— INSTRUCTIONS FOR THE TASK —
Among the entries below, which lines run from the line with "Convert this chart to Plotly code." through the line with "glass = [27.7, 28.2, 29.2, 30.5, 31.3]"? Retype those, both ends included, exactly and without pictures.

— DATA FOR THIS TASK —

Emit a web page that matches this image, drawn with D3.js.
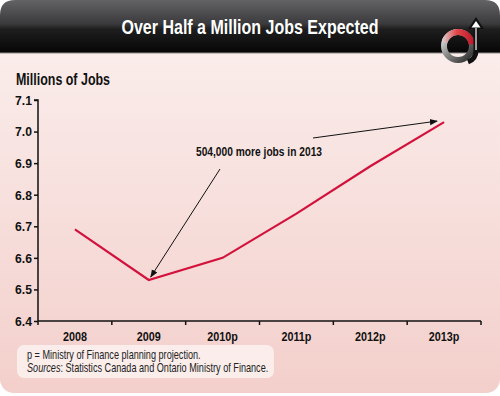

---

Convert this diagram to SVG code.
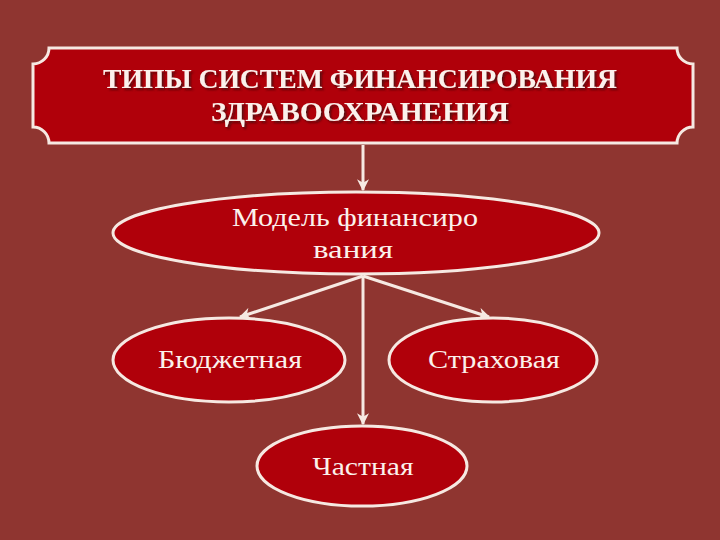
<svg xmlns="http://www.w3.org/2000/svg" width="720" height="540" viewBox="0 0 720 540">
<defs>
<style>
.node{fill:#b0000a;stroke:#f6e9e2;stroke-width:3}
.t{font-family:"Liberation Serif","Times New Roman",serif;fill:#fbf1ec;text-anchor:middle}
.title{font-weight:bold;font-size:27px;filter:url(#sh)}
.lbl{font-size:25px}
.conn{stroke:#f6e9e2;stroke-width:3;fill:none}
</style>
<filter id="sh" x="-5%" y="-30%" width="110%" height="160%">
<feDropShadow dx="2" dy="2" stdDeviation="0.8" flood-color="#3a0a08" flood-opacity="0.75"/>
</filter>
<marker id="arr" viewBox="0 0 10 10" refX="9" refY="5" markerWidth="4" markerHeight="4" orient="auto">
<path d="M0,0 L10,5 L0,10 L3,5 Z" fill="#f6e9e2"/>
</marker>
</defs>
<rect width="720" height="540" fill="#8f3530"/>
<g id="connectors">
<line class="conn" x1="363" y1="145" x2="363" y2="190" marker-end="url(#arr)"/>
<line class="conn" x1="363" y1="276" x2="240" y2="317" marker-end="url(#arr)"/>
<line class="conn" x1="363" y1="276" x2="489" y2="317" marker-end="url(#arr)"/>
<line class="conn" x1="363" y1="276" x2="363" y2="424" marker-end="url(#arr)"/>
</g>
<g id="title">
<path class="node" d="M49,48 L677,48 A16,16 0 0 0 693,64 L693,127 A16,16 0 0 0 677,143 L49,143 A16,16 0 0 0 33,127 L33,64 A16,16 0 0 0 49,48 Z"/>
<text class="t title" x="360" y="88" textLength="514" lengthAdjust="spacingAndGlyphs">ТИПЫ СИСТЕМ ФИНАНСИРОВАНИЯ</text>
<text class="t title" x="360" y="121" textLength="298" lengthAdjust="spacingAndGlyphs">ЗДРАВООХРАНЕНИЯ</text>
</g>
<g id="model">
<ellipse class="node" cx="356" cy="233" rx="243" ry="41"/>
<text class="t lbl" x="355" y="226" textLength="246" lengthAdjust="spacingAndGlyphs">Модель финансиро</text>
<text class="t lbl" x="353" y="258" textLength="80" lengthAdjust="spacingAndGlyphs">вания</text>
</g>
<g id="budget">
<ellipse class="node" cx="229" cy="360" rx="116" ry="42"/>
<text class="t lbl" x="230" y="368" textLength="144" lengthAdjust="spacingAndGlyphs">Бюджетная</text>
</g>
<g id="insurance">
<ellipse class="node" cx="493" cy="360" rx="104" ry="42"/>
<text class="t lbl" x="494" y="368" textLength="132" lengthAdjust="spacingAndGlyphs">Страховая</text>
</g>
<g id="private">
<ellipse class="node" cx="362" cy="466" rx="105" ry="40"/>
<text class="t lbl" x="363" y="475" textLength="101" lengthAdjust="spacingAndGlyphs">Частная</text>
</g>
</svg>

---

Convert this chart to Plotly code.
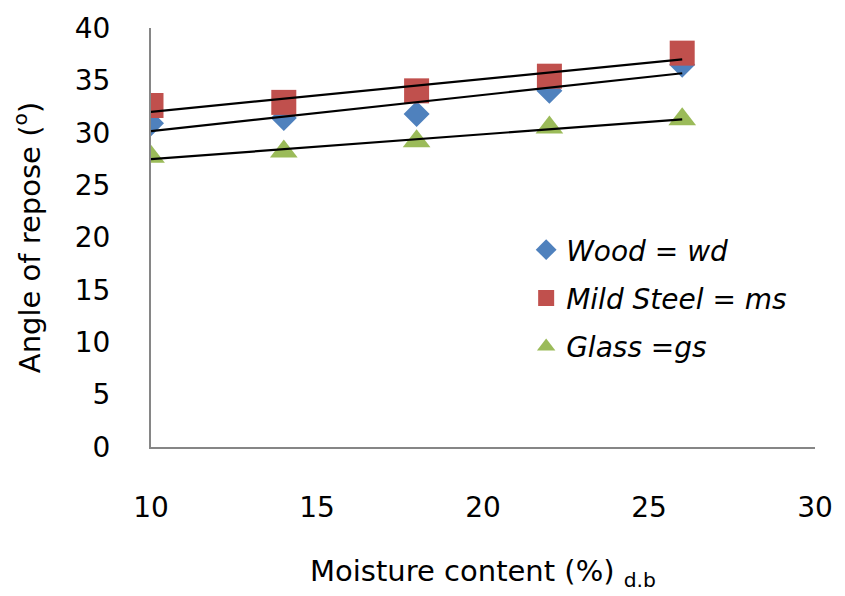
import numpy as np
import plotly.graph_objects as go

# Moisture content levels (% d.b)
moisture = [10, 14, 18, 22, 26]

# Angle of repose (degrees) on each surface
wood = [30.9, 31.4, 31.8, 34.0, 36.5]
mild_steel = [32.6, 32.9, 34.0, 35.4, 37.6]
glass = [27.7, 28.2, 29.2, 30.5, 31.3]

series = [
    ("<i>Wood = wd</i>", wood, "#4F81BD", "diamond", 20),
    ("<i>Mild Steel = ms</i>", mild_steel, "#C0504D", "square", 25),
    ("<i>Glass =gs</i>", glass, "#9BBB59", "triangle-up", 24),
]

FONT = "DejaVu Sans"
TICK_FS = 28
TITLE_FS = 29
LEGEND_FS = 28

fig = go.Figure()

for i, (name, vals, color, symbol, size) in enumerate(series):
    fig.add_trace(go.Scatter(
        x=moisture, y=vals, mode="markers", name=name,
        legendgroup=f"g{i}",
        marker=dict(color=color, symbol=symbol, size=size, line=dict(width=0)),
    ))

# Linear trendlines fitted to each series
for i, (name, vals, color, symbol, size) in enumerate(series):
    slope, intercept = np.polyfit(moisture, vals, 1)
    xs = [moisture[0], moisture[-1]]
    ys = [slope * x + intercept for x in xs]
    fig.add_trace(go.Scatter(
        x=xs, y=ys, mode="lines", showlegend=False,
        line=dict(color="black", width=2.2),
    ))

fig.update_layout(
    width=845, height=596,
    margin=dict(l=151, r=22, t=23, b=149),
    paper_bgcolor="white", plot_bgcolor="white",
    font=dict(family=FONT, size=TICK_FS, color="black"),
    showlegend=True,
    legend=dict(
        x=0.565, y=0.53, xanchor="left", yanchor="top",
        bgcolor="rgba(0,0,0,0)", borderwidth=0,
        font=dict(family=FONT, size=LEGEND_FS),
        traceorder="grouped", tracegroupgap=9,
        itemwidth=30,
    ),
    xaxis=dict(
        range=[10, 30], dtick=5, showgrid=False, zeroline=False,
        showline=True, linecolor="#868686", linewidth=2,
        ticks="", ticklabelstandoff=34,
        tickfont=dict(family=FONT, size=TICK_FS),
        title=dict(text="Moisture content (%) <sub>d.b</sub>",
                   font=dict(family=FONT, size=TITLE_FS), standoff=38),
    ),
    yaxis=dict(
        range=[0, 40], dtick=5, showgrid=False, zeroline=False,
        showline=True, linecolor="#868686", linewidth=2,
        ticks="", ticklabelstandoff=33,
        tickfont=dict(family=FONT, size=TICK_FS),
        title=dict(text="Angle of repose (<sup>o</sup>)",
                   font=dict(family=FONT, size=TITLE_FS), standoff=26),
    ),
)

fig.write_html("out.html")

— FINAL ANSWER —
Convert this chart to Plotly code.
import numpy as np
import plotly.graph_objects as go

# Moisture content levels (% d.b)
moisture = [10, 14, 18, 22, 26]

# Angle of repose (degrees) on each surface
wood = [30.9, 31.4, 31.8, 34.0, 36.5]
mild_steel = [32.6, 32.9, 34.0, 35.4, 37.6]
glass = [27.7, 28.2, 29.2, 30.5, 31.3]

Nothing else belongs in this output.